Münster, Bremen (epd). Die damaligen Erkenntnisse des Verfassungsschutz hätten keine konkreten Anhaltspunkte für verfassungsfeindliche Bestrebungen geboten, urteilte das Oberverwaltungsgericht Nordrhein-Westfalen am Dienstagabend in Münster. (AZ: 16 A 906/11)
Außerdem sei die Beobachtung angesichts der Eingriffe in das Grundrecht unverhältnismäßig gewesen. Damit bestätigte das Oberverwaltungsgericht eine Entscheidung des Verwaltungsgerichts Köln aus dem Jahr 2011. Der Rechtsanwalt war zwischen 1970 und 2008 durch Sammlung und Auswertung von Informationen in einer Personalakte beobachtet worden.

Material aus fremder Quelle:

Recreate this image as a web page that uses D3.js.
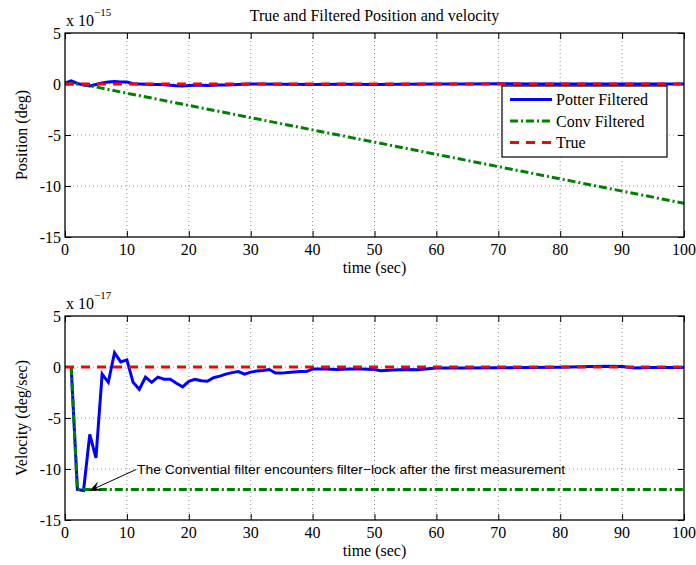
<!DOCTYPE html>
<html>
<head>
<meta charset="utf-8">
<script src="https://cdn.jsdelivr.net/npm/d3@7"></script>
<style>
  body { margin: 0; background: #fff; }
  text { font-family: "Liberation Serif", "Times New Roman", serif; fill: #000; }
</style>
</head>
<body>
<div id="canvas"></div>
<script>
// ---- data (values in units of the axis exponent) ----
const timeTicks = [0, 10, 20, 30, 40, 50, 60, 70, 80, 90, 100];
const yTicks = [5, 0, -5, -10, -15];

// position (x 1e-15 deg)
const potterPosTime = [0,1,2,3,4,5,6,7,8,9,10,11,12,13,14,15,16,17,18,19,20,21,22,23,24,25,26,27,28,29,30,35,40,45,50,55,60,65,70,75,80,85,90,95,100];
const potterPos = [0.1,0.3,0.05,-0.1,-0.2,-0.05,0.1,0.2,0.25,0.2,0.2,0.02,0,-0.02,-0.05,-0.05,-0.08,-0.12,-0.18,-0.2,-0.15,-0.12,-0.13,-0.15,-0.13,-0.1,-0.1,-0.08,-0.05,-0.02,0,-0.03,-0.05,-0.03,-0.05,-0.02,0,0,0.02,0,0,0.01,0,0,0];
const convPosTime = [0,1,2,3,10,20,30,40,50,60,70,80,90,100];
const convPos = [0,0,0,-0.05,-0.9,-2.1,-3.3,-4.5,-5.7,-6.9,-8.1,-9.3,-10.5,-11.7];
const truePosTime = [0,100];
const truePos = [0,0];

// velocity (x 1e-17 deg/sec)
const potterVelTime = [1,2,3,4,5,6,7,8,9,10,11,12,13,14,15,16,17,18,19,20,21,22,23,24,25,26,27,28,29,30,31,32,33,34,35,36,37,38,39,40,42,44,46,48,50,51,53,55,57,60,65,70,75,80,85,88,90,92,95,100];
const potterVel = [0,-12,-12.1,-6.6,-8.9,-0.7,-1.5,1.4,0.5,0.7,-1.5,-2.2,-1.0,-1.5,-1.0,-1.2,-1.2,-1.6,-1.95,-1.4,-1.2,-1.35,-1.4,-1.05,-0.9,-0.7,-0.55,-0.45,-0.7,-0.5,-0.4,-0.35,-0.25,-0.6,-0.6,-0.55,-0.5,-0.45,-0.45,-0.2,-0.2,-0.25,-0.2,-0.2,-0.25,-0.37,-0.3,-0.25,-0.27,-0.1,-0.1,-0.08,-0.05,-0.03,0.05,0.07,0.05,-0.1,-0.05,-0.05];
const convVelTime = [1,2,100];
const convVel = [0,-12,-12];
const trueVelTime = [0,100];
const trueVel = [0,0];

const seriesNames = ["Potter Filtered", "Conv Filtered", "True"];
const seriesColors = ["#0000ff", "#008000", "#ff0000"];
const seriesDash = [null, "8,3,2,3", "9,7"];

// ---- drawing ----
let drawing = d3.select("#canvas")
    .append("svg")
    .attr("width", 696)
    .attr("height", 565);

drawing.append("rect").attr("width", 696).attr("height", 565).attr("fill", "#fff");

let xLeft = 65, xRight = 684;

function zip(t, v) { return t.map((d, i) => [d, v[i]]); }

function drawPanel(top, bottom, series, yLabel, exponent, id) {
    let x = d3.scaleLinear().domain([0, 100]).range([xLeft, xRight]);
    let y = d3.scaleLinear().domain([-15, 5]).range([bottom, top]);
    let g = drawing.append("g");

    // dotted grid
    g.selectAll(".vgrid").data(timeTicks.slice(1, -1)).enter().append("line")
        .attr("x1", d => x(d)).attr("x2", d => x(d))
        .attr("y1", top).attr("y2", bottom)
        .attr("stroke", "#777").attr("stroke-width", 0.8).attr("stroke-dasharray", "1,3");
    g.selectAll(".hgrid").data(yTicks.slice(1, -1)).enter().append("line")
        .attr("x1", xLeft).attr("x2", xRight)
        .attr("y1", d => y(d)).attr("y2", d => y(d))
        .attr("stroke", "#777").attr("stroke-width", 0.8).attr("stroke-dasharray", "1,3");

    // ticks (inward, all four sides)
    let bottomAxis = d3.axisBottom(x).tickValues(timeTicks).tickSize(-6).tickFormat("");
    let topAxis = d3.axisTop(x).tickValues(timeTicks).tickSize(-6).tickFormat("");
    let leftAxis = d3.axisLeft(y).tickValues(yTicks).tickSize(-6).tickFormat("");
    let rightAxis = d3.axisRight(y).tickValues(yTicks).tickSize(-6).tickFormat("");
    [[bottomAxis, `translate(0,${bottom})`], [topAxis, `translate(0,${top})`],
     [leftAxis, `translate(${xLeft},0)`], [rightAxis, `translate(${xRight},0)`]].forEach(a => {
        let ax = g.append("g").attr("transform", a[1]).call(a[0]);
        ax.select(".domain").remove();
        ax.selectAll("line").attr("stroke", "#000").attr("stroke-width", 1);
    });

    // tick labels
    g.selectAll(".xl").data(timeTicks).enter().append("text")
        .attr("x", d => x(d)).attr("y", bottom + 18)
        .attr("text-anchor", "middle").attr("font-size", 16).text(d => d);
    g.selectAll(".yl").data(yTicks).enter().append("text")
        .attr("x", xLeft - 4).attr("y", d => y(d)).attr("dy", "0.35em")
        .attr("text-anchor", "end").attr("font-size", 16).text(d => d < 0 ? "-" + Math.abs(d) : d);

    // clip
    drawing.append("clipPath").attr("id", "clip" + id)
        .append("rect").attr("x", xLeft).attr("y", top).attr("width", xRight - xLeft).attr("height", bottom - top);

    let line = d3.line().x(d => x(d[0])).y(d => y(d[1]));
    series.forEach((s, i) => {
        g.append("path").datum(s)
            .attr("d", line)
            .attr("clip-path", `url(#clip${id})`)
            .attr("fill", "none")
            .attr("stroke", seriesColors[i])
            .attr("stroke-width", 3)
            .attr("stroke-dasharray", seriesDash[i]);
    });

    // box
    g.append("rect").attr("x", xLeft).attr("y", top)
        .attr("width", xRight - xLeft).attr("height", bottom - top)
        .attr("fill", "none").attr("stroke", "#000").attr("stroke-width", 1.3);

    // labels
    g.append("text").attr("x", (xLeft + xRight) / 2).attr("y", bottom + 36)
        .attr("text-anchor", "middle").attr("font-size", 16).text("time (sec)");
    g.append("text").attr("transform", `translate(27,${(top + bottom) / 2}) rotate(-90)`)
        .attr("text-anchor", "middle").attr("font-size", 16).text(yLabel);

    let ex = g.append("text").attr("x", xLeft + 1).attr("y", top - 7).attr("font-size", 16);
    ex.append("tspan").text("x 10");
    ex.append("tspan").attr("font-size", 11).attr("dy", -10).text("\u2212" + exponent);

    return { x: x, y: y, g: g };
}

// top panel
let topPanel = drawPanel(33, 237,
    [zip(potterPosTime, potterPos), zip(convPosTime, convPos), zip(truePosTime, truePos)],
    "Position (deg)", 15, "a");

drawing.append("text").attr("x", (xLeft + xRight) / 2).attr("y", 21)
    .attr("text-anchor", "middle").attr("font-size", 16)
    .text("True and Filtered Position and velocity");

// legend
let legend = drawing.append("g");
legend.append("rect").attr("x", 502).attr("y", 86).attr("width", 165).attr("height", 71)
    .attr("fill", "#fff").attr("stroke", "#000").attr("stroke-width", 1.2);
seriesNames.forEach((name, i) => {
    let ly = 99.5 + i * 21.5;
    legend.append("line").attr("x1", 510).attr("x2", 552).attr("y1", ly).attr("y2", ly)
        .attr("stroke", seriesColors[i]).attr("stroke-width", 3)
        .attr("stroke-dasharray", seriesDash[i]);
    legend.append("text").attr("x", 556).attr("y", ly).attr("dy", "0.35em")
        .attr("font-size", 16).text(name);
});

// bottom panel
let botPanel = drawPanel(316, 520,
    [zip(potterVelTime, potterVel), zip(convVelTime, convVel), zip(trueVelTime, trueVel)],
    "Velocity (deg/sec)", 17, "b");

// annotation arrow
let bx = botPanel.x, by = botPanel.y;
let tail = [bx(11.5), by(-10.05)], tip = [bx(3.9), by(-12.15)];
let ang = Math.atan2(tip[1] - tail[1], tip[0] - tail[0]);
let hl = 12, hw = 5;
let back = [tip[0] - hl * Math.cos(ang), tip[1] - hl * Math.sin(ang)];
let notch = [tip[0] - hl * 0.6 * Math.cos(ang), tip[1] - hl * 0.6 * Math.sin(ang)];
let p1 = [back[0] + hw * Math.sin(ang), back[1] - hw * Math.cos(ang)];
let p2 = [back[0] - hw * Math.sin(ang), back[1] + hw * Math.cos(ang)];
drawing.append("line").attr("x1", tail[0]).attr("y1", tail[1]).attr("x2", notch[0]).attr("y2", notch[1])
    .attr("stroke", "#000").attr("stroke-width", 1);
drawing.append("path").attr("d", `M${tip}L${p1}L${notch}L${p2}Z`).attr("fill", "#000");
drawing.append("text").attr("x", bx(11.65)).attr("y", by(-10.45))
    .style("font-family", "'Liberation Sans', Arial, sans-serif").attr("font-size", 12.5)
    .attr("textLength", 428).attr("lengthAdjust", "spacingAndGlyphs")
    .text("The Convential filter encounters filter\u2212lock after the first measurement");
</script>
</body>
</html>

Keine ausdrückliche Unterstützung festgestellt
Das Bundesamt für Verfassungsschutz begründete die Beobachtung mit seiner Einschätzung zufolge verfassungsfeindlichen Aktivitäten des Anwalts. Als Belege führte die Behörde das Engagement des Anwalts für den Sozialdemokratischen Hochschulbund (SHB), seine Redaktionsmitgliedschaft in der geheimdienst- und polizeikritischen Zeitschrift "Geheim" sowie eine Unterstützung der Deutschen Kommunistischen Partei (DKP) an.
Das Oberlandesgericht erklärte hingegen, es gebe weder beim SHB noch bei der Zeitschrift "Geheim" in den fraglichen Jahren Anhaltspunkte von Verfassungsfeindlichkeit. Auch könne nicht festgestellt werden, dass der Anwalt die DKP und DKP-nahe Organisationen selbst oder ihre verfassungsfeindliche Ziele ausdrücklich unterstützt habe.
Nach eigenen Angaben stand Gössner von 1970 bis 2008 unter Beobachtung des Verfassungsschutzes. Gössner hatte 2006 gegen die Bundesrepublik Deutschland Klage eingereicht. Wenige Tage vor der ersten Verhandlung im Jahr 2008 hatte ihm der Verfassungsschutz den Angaben nach mitgeteilt, dass die Beobachtung nach 39 Jahren eingestellt wurde.
Revision zugelassen
Der Anwalt gehört zum Vorstand der Internationalen Liga für Menschenrechte in Berlin. Zudem ist er Mitherausgeber des jährlich erscheinenden Grundrechte-Reports und Jurymitglied des in Bielefeld verliehenen Negativpreises "Big-Brother-Award", mit dem Datenschützer problematische Datenerhebungen anprangern.
Wegen der grundsätzlichen Bedeutung ließ der Senat des Oberverwaltungsgerichts die Revision zum Bundesverwaltungsgerichts zu.